Ossec 2.6, Splunk splunk-4.2.3-105575 and Splunk app ossec-1.1.88
Recently upgraded Ossec from 2.0 to 2.6 and added Splunk. Both reside on the same server which has over 900 active agents. When using the Splunk web interface only a few (36) agents show up and as part of troubleshooting running the ossec_agent_status.py I see that it gets an error.
Also, even when in the web interface under "Agent Status" the status column drops letters (doesn't finish the word like - "disco" instead of "disconnected" or "Never con" instead of "Never connected" for some of the agents.
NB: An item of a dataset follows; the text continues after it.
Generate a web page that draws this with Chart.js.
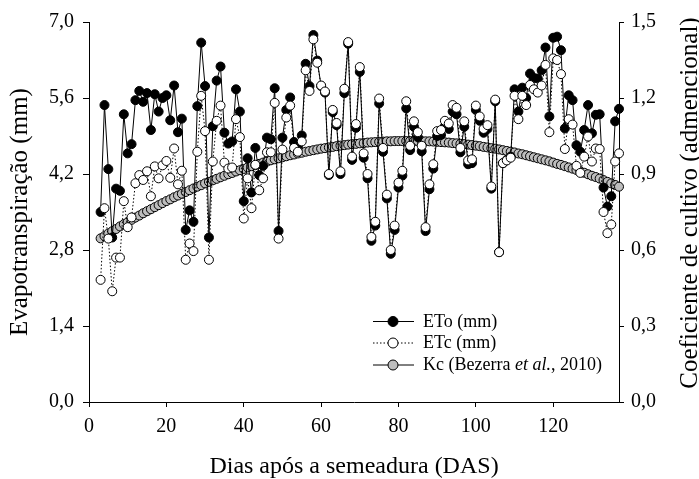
<!DOCTYPE html>
<html><head><meta charset="utf-8">
<script src="https://cdn.jsdelivr.net/npm/chart.js@4.4.0/dist/chart.umd.min.js"></script>
<style>html,body{margin:0;padding:0;background:#fff;}#wrap{width:699px;height:479px;}</style>
</head><body><div id="wrap"><canvas id="c" width="699" height="479"></canvas></div>
<script>
const days = [3,4,5,6,7,8,9,10,11,12,13,14,15,16,17,18,19,20,21,22,23,24,25,26,27,28,29,30,31,32,33,34,35,36,37,38,39,40,41,42,43,44,45,46,47,48,49,50,51,52,53,54,55,56,57,58,59,60,61,62,63,64,65,66,67,68,69,70,71,72,73,74,75,76,77,78,79,80,81,82,83,84,85,86,87,88,89,90,91,92,93,94,95,96,97,98,99,100,101,102,103,104,105,106,107,108,109,110,111,112,113,114,115,116,117,118,119,120,121,122,123,124,125,126,127,128,129,130,131,132,133,134,135,136,137];
const eto = [3.50,5.47,4.29,3.03,3.93,3.89,5.30,4.58,4.75,
5.56,5.73,5.53,5.69,5.01,5.67,5.35,5.60,5.65,5.19,
5.83,4.97,5.22,3.17,3.53,3.32,5.45,6.62,5.82,3.03,
5.08,5.92,6.18,4.96,4.76,4.80,5.76,5.35,3.70,4.49,
3.86,4.68,4.18,4.35,4.87,4.84,5.78,3.15,4.87,5.38,
5.61,4.79,4.70,4.91,6.23,5.82,6.76,6.29,5.82,5.70,
4.18,5.34,5.10,4.20,5.69,6.60,4.46,5.05,6.08,4.50,
4.12,2.97,3.25,5.50,4.61,3.75,2.73,3.17,3.95,4.17,
5.41,4.64,5.07,4.88,4.62,3.15,3.92,4.30,4.90,4.92,
5.08,5.03,5.35,5.30,4.60,5.07,4.38,4.40,5.38,5.18,
4.96,5.03,3.93,5.54,2.76,4.40,4.46,4.52,5.76,5.35,
5.79,5.60,6.05,5.97,5.96,6.11,6.53,5.26,6.71,6.73,
6.48,5.04,5.65,5.56,4.73,4.61,5.01,5.47,4.95,5.29,
5.30,3.95,3.60,3.79,5.17,5.40];
const etc = [2.25,3.57,3.01,2.04,2.66,2.66,3.70,3.22,3.40,
4.03,4.18,4.09,4.25,3.79,4.34,4.12,4.36,4.44,4.13,
4.67,4.01,4.26,2.62,2.92,2.78,4.61,5.64,4.99,2.62,
4.43,5.18,5.46,4.41,4.30,4.32,5.21,4.88,3.38,4.12,
3.57,4.37,3.90,4.12,4.60,4.60,5.51,3.01,4.65,5.24,
5.46,4.68,4.61,4.80,6.11,5.73,6.68,6.25,5.83,5.72,
4.20,5.38,5.14,4.25,5.77,6.63,4.52,5.12,6.17,4.58,
4.20,3.04,3.32,5.59,4.68,3.82,2.80,3.25,4.04,4.26,
5.54,4.72,5.17,4.97,4.72,3.22,4.01,4.38,4.99,5.01,
5.18,5.13,5.47,5.42,4.68,5.17,4.45,4.47,5.46,5.26,
5.03,5.10,3.97,5.57,2.76,4.40,4.45,4.50,5.64,5.21,
5.64,5.47,5.84,5.76,5.70,5.83,6.21,4.97,6.33,6.30,
6.04,4.66,5.21,5.11,4.35,4.22,4.52,4.89,4.43,4.67,
4.66,3.50,3.11,3.27,4.43,4.58];
const kc = [0.646,0.655,0.665,0.674,0.683,0.693,0.702,0.710,0.719,
0.728,0.736,0.745,0.753,0.761,0.769,0.777,0.785,0.793,0.800,
0.808,0.815,0.822,0.829,0.836,0.843,0.850,0.856,0.863,0.869,
0.875,0.881,0.887,0.893,0.899,0.904,0.910,0.915,0.920,0.926,
0.931,0.935,0.940,0.945,0.949,0.954,0.958,0.962,0.966,0.970,
0.974,0.977,0.981,0.984,0.988,0.991,0.994,0.997,1.000,1.002,
1.005,1.007,1.010,1.012,1.014,1.016,1.018,1.019,1.021,1.022,
1.024,1.025,1.026,1.027,1.028,1.029,1.029,1.030,1.030,1.030,
1.030,1.030,1.030,1.030,1.030,1.029,1.029,1.028,1.027,1.026,
1.025,1.024,1.022,1.021,1.019,1.018,1.016,1.014,1.012,1.010,
1.007,1.005,1.002,1.000,0.997,0.994,0.991,0.988,0.985,0.981,
0.978,0.974,0.970,0.966,0.962,0.958,0.954,0.950,0.945,0.940,
0.936,0.931,0.926,0.921,0.916,0.910,0.905,0.899,0.893,0.888,
0.882,0.876,0.869,0.863,0.857,0.850];
const xTicks = [0,20,40,60,80,100,120];
const yTicks = [0,1.4,2.8,4.2,5.6,7.0];
const y2Ticks = [0,0.3,0.6,0.9,1.2,1.5];
const labels = ['ETo (mm)','ETc (mm)','Kc'];
const kcLegendParts = [['Kc (Bezerra ',false],['et al.',true],[', 2010)',false]];

const SERIF = "'Liberation Serif', 'Times New Roman', serif";
const comma = v => v.toFixed(1).replace('.', ',');
const pts = arr => days.map((d,i)=>({x:d,y:arr[i]}));

const legendPlugin = {
  id:'customLegend',
  afterDraw(chart){
    const ctx = chart.ctx;
    const x0 = 373, x1 = 414, xm = 393, tx = 423;
    const rows = [321,342.5,364.5];
    ctx.save();
    ctx.textBaseline = 'middle';
    chart.data.datasets.forEach((ds,i)=>{
      const y = rows[i];
      ctx.beginPath();
      ctx.strokeStyle = '#000';
      ctx.lineWidth = 1;
      ctx.setLineDash(ds.borderDash || []);
      ctx.moveTo(x0,y+0.5); ctx.lineTo(x1,y+0.5); ctx.stroke();
      ctx.setLineDash([]);
      ctx.beginPath();
      ctx.arc(xm,y+0.5,5,0,Math.PI*2);
      ctx.fillStyle = ds.pointBackgroundColor; ctx.fill();
      ctx.strokeStyle = '#000'; ctx.stroke();
      ctx.fillStyle = '#000';
      if (i < 2) {
        ctx.font = "18px " + SERIF;
        ctx.fillText(ds.label, tx, y+1);
      } else {
        let x = tx;
        kcLegendParts.forEach(([t,it])=>{
          ctx.font = (it ? 'italic ' : '') + "18px " + SERIF;
          ctx.fillText(t, x, y+1);
          x += ctx.measureText(t).width;
        });
      }
    });
    // right axis title (reads bottom to top)
    ctx.translate(690, 203);
    ctx.rotate(-Math.PI/2);
    ctx.font = "25px " + SERIF;
    ctx.textAlign = 'center';
    ctx.textBaseline = 'middle';
    ctx.fillStyle = '#000';
    ctx.fillText('Coeficiente de cultivo (admencional)', 0, 0);
    ctx.restore();
  }
};

const axisCommon = (tickLen) => ({
  grid:{display:true, drawOnChartArea:false, drawTicks:true, tickLength:tickLen, color:'#000', lineWidth:1},
  border:{display:true, color:'#000', width:1}
});

new Chart(document.getElementById('c'), {
  type:'line',
  data:{datasets:[
    {label:labels[0], data:pts(eto), yAxisID:'y', borderColor:'#000', borderWidth:1, tension:0,
     pointRadius:4.5, pointBackgroundColor:'#000', pointBorderColor:'#000', pointBorderWidth:1, order:2, clip:false},
    {label:labels[1], data:pts(etc), yAxisID:'y', borderColor:'#000', borderWidth:1, borderDash:[1.5,2], tension:0,
     pointRadius:4.5, pointBackgroundColor:'#fff', pointBorderColor:'#000', pointBorderWidth:1, order:1, clip:false},
    {label:labels[2], data:pts(kc), yAxisID:'y1', borderColor:'#000', borderWidth:1, tension:0,
     pointRadius:4.5, pointBackgroundColor:'#bdbdbd', pointBorderColor:'#000', pointBorderWidth:1, order:3, clip:false}
  ]},
  options:{
    responsive:false, animation:false, devicePixelRatio:1,
    layout:{padding:{top:22,left:0,right:0,bottom:0}},
    plugins:{legend:{display:false}, tooltip:{enabled:false}},
    scales:{
      x:{type:'linear', position:'bottom', min:0, max:137, ...axisCommon(5),
        afterBuildTicks:s=>{s.ticks = xTicks.map(v=>({value:v}));},
        afterFit:s=>{s.height = 77;},
        ticks:{color:'#000', font:{family:SERIF, size:20}, padding:8, maxRotation:0, autoSkip:false, callback:v=>String(v)},
        title:{display:true, text:'Dias após a semeadura (DAS)', color:'#000', font:{family:SERIF, size:24}, padding:{top:0,bottom:-2}}
      },
      y:{type:'linear', position:'left', min:0, max:7, ...axisCommon(6),
        afterBuildTicks:s=>{s.ticks = yTicks.map(v=>({value:v}));},
        afterFit:s=>{s.width = 89;},
        ticks:{color:'#000', font:{family:SERIF, size:20}, padding:9, autoSkip:false, callback:v=>comma(v)},
        title:{display:true, text:'Evapotranspiração (mm)', color:'#000', font:{family:SERIF, size:25}, padding:{top:5,bottom:0}}
      },
      y1:{type:'linear', position:'right', min:0, max:1.5, ...axisCommon(5),
        afterBuildTicks:s=>{s.ticks = y2Ticks.map(v=>({value:v}));},
        afterFit:s=>{s.width = 80;},
        ticks:{color:'#000', font:{family:SERIF, size:20}, padding:7, autoSkip:false, callback:v=>comma(v)}
      }
    }
  },
  plugins:[legendPlugin]
});
</script></body></html>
I don't know if that is part of this same problem or something different.
I hope someone can help with this as I would really like to show off Splunk using an existing Ossec installation base.
Thanks,
Here is the output from the ossec_agent_status.py
splunk@n1pvir006 > ./ossec_agent_status.py -v
Server config:
{'n1pvir006': {'AGENT_CONTROL': 'sudo /opt/ossec/bin/agent_control -l', 'MANAGE_AGENTS': 'sudo /opt/ossec/bin/manage_agents'}}
Querying n1pvir006
OSSEC interface initialized.
Server: n1pvir006, Error: Unable to run data collection. Timeout exceeded in expect_any().
version: 2.3 ($Revision: 399 $)
command: /usr/bin/sudo
args: ['/usr/bin/sudo', '/opt/ossec/bin/agent_control', '-l']
searcher: searcher_re:
0: re.compile("ID:(.*)List of agentless devices:")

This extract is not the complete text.